DIRECTION:
Skip the pictures and extract all of the lines exactly as written.

DATA PROVIDED:
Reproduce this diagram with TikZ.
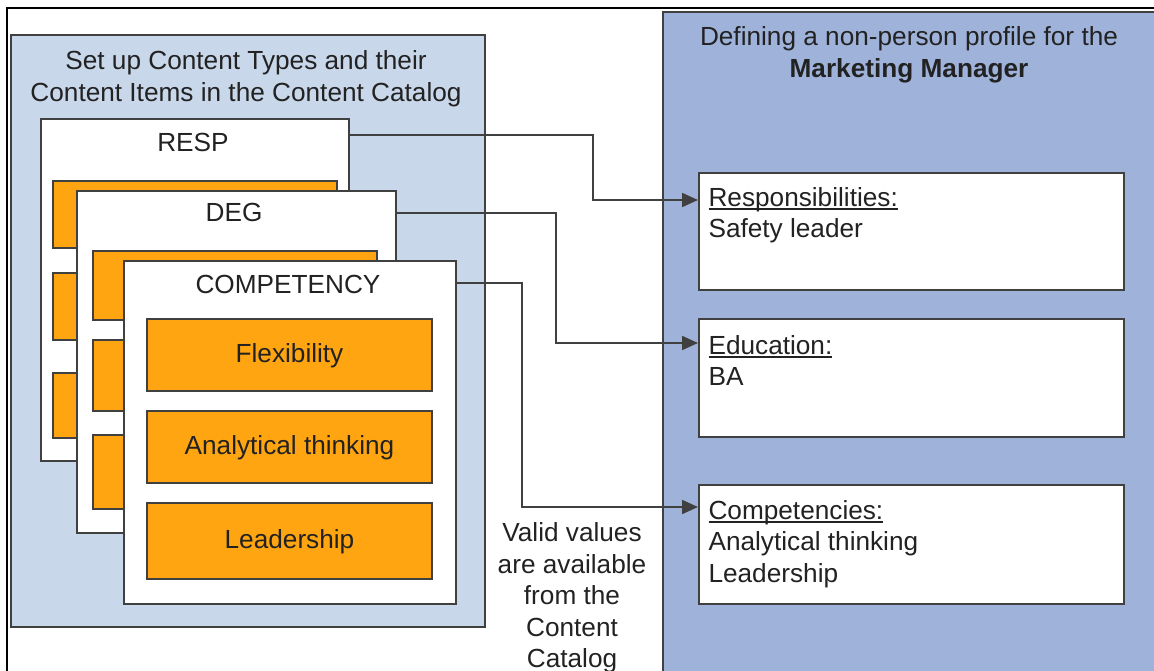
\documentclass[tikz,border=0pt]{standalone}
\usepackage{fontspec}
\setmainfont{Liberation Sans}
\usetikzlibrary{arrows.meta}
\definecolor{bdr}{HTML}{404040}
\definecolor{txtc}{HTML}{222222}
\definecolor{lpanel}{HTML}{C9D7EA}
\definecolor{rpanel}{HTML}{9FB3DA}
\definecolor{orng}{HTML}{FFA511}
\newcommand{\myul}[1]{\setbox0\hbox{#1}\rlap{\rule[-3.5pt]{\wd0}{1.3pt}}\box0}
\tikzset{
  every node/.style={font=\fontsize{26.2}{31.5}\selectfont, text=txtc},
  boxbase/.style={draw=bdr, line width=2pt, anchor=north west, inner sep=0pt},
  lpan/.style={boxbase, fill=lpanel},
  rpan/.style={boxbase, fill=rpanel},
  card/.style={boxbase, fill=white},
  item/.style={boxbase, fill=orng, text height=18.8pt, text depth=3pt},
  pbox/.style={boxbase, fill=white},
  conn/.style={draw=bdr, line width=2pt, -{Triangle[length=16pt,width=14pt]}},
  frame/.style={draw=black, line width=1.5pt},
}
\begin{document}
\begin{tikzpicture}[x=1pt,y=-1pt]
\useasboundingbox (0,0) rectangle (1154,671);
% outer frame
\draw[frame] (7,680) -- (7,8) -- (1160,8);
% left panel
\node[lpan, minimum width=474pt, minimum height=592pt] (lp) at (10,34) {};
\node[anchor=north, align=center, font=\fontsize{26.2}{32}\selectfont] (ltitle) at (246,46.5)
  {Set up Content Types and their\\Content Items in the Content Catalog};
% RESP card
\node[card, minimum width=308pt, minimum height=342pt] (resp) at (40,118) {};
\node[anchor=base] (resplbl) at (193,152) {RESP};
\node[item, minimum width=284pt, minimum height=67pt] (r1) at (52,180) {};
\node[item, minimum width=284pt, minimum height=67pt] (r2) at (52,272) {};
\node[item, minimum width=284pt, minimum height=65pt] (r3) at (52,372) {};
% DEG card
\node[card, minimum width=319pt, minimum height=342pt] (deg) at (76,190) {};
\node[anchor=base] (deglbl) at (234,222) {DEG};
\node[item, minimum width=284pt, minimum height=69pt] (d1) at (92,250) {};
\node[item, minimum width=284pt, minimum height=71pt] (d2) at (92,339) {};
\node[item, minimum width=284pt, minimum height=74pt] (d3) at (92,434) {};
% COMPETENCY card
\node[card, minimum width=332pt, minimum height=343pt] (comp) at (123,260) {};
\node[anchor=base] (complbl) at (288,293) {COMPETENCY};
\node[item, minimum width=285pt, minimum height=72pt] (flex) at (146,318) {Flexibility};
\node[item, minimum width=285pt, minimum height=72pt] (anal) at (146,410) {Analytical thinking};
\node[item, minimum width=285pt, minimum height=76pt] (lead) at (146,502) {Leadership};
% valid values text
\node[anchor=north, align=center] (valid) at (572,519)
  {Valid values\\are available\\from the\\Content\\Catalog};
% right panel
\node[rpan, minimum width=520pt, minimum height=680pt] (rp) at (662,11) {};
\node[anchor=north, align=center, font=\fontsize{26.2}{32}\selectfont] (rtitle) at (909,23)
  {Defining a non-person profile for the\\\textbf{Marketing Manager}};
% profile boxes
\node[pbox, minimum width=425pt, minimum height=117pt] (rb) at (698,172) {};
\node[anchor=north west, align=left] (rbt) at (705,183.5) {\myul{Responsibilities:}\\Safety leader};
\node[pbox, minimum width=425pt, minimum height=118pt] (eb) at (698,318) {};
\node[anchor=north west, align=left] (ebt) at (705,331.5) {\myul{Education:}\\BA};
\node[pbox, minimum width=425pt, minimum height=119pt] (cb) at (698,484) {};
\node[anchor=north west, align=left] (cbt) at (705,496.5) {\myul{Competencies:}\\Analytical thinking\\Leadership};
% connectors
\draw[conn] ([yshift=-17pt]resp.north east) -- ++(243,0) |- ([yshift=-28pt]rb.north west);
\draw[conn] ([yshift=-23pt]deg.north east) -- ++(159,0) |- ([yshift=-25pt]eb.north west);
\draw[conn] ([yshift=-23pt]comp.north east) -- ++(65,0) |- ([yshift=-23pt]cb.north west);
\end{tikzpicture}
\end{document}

RESPONSE BELOW:
Reproduce this diagram with TikZ.
\documentclass[tikz,border=0pt]{standalone}
\usepackage{fontspec}
\setmainfont{Liberation Sans}
\usetikzlibrary{arrows.meta}
\definecolor{bdr}{HTML}{404040}
\definecolor{txtc}{HTML}{222222}
\definecolor{lpanel}{HTML}{C9D7EA}
\definecolor{rpanel}{HTML}{9FB3DA}
\definecolor{orng}{HTML}{FFA511}
\newcommand{\myul}[1]{\setbox0\hbox{#1}\rlap{\rule[-3.5pt]{\wd0}{1.3pt}}\box0}
\tikzset{
  every node/.style={font=\fontsize{26.2}{31.5}\selectfont, text=txtc},
  boxbase/.style={draw=bdr, line width=2pt, anchor=north west, inner sep=0pt},
  lpan/.style={boxbase, fill=lpanel},
  rpan/.style={boxbase, fill=rpanel},
  card/.style={boxbase, fill=white},
  item/.style={boxbase, fill=orng, text height=18.8pt, text depth=3pt},
  pbox/.style={boxbase, fill=white},
  conn/.style={draw=bdr, line width=2pt, -{Triangle[length=16pt,width=14pt]}},
  frame/.style={draw=black, line width=1.5pt},
}
\begin{document}
\begin{tikzpicture}[x=1pt,y=-1pt]
\useasboundingbox (0,0) rectangle (1154,671);
% outer frame
\draw[frame] (7,680) -- (7,8) -- (1160,8);
% left panel
\node[lpan, minimum width=474pt, minimum height=592pt] (lp) at (10,34) {};
\node[anchor=north, align=center, font=\fontsize{26.2}{32}\selectfont] (ltitle) at (246,46.5)
  {Set up Content Types and their\\Content Items in the Content Catalog};
% RESP card
\node[card, minimum width=308pt, minimum height=342pt] (resp) at (40,118) {};
\node[anchor=base] (resplbl) at (193,152) {RESP};
\node[item, minimum width=284pt, minimum height=67pt] (r1) at (52,180) {};
\node[item, minimum width=284pt, minimum height=67pt] (r2) at (52,272) {};
\node[item, minimum width=284pt, minimum height=65pt] (r3) at (52,372) {};
% DEG card
\node[card, minimum width=319pt, minimum height=342pt] (deg) at (76,190) {};
\node[anchor=base] (deglbl) at (234,222) {DEG};
\node[item, minimum width=284pt, minimum height=69pt] (d1) at (92,250) {};
\node[item, minimum width=284pt, minimum height=71pt] (d2) at (92,339) {};
\node[item, minimum width=284pt, minimum height=74pt] (d3) at (92,434) {};
% COMPETENCY card
\node[card, minimum width=332pt, minimum height=343pt] (comp) at (123,260) {};
\node[anchor=base] (complbl) at (288,293) {COMPETENCY};
\node[item, minimum width=285pt, minimum height=72pt] (flex) at (146,318) {Flexibility};
\node[item, minimum width=285pt, minimum height=72pt] (anal) at (146,410) {Analytical thinking};
\node[item, minimum width=285pt, minimum height=76pt] (lead) at (146,502) {Leadership};
% valid values text
\node[anchor=north, align=center] (valid) at (572,519)
  {Valid values\\are available\\from the\\Content\\Catalog};
% right panel
\node[rpan, minimum width=520pt, minimum height=680pt] (rp) at (662,11) {};
\node[anchor=north, align=center, font=\fontsize{26.2}{32}\selectfont] (rtitle) at (909,23)
  {Defining a non-person profile for the\\\textbf{Marketing Manager}};
% profile boxes
\node[pbox, minimum width=425pt, minimum height=117pt] (rb) at (698,172) {};
\node[anchor=north west, align=left] (rbt) at (705,183.5) {\myul{Responsibilities:}\\Safety leader};
\node[pbox, minimum width=425pt, minimum height=118pt] (eb) at (698,318) {};
\node[anchor=north west, align=left] (ebt) at (705,331.5) {\myul{Education:}\\BA};
\node[pbox, minimum width=425pt, minimum height=119pt] (cb) at (698,484) {};
\node[anchor=north west, align=left] (cbt) at (705,496.5) {\myul{Competencies:}\\Analytical thinking\\Leadership};
% connectors
\draw[conn] ([yshift=-17pt]resp.north east) -- ++(243,0) |- ([yshift=-28pt]rb.north west);
\draw[conn] ([yshift=-23pt]deg.north east) -- ++(159,0) |- ([yshift=-25pt]eb.north west);
\draw[conn] ([yshift=-23pt]comp.north east) -- ++(65,0) |- ([yshift=-23pt]cb.north west);
\end{tikzpicture}
\end{document}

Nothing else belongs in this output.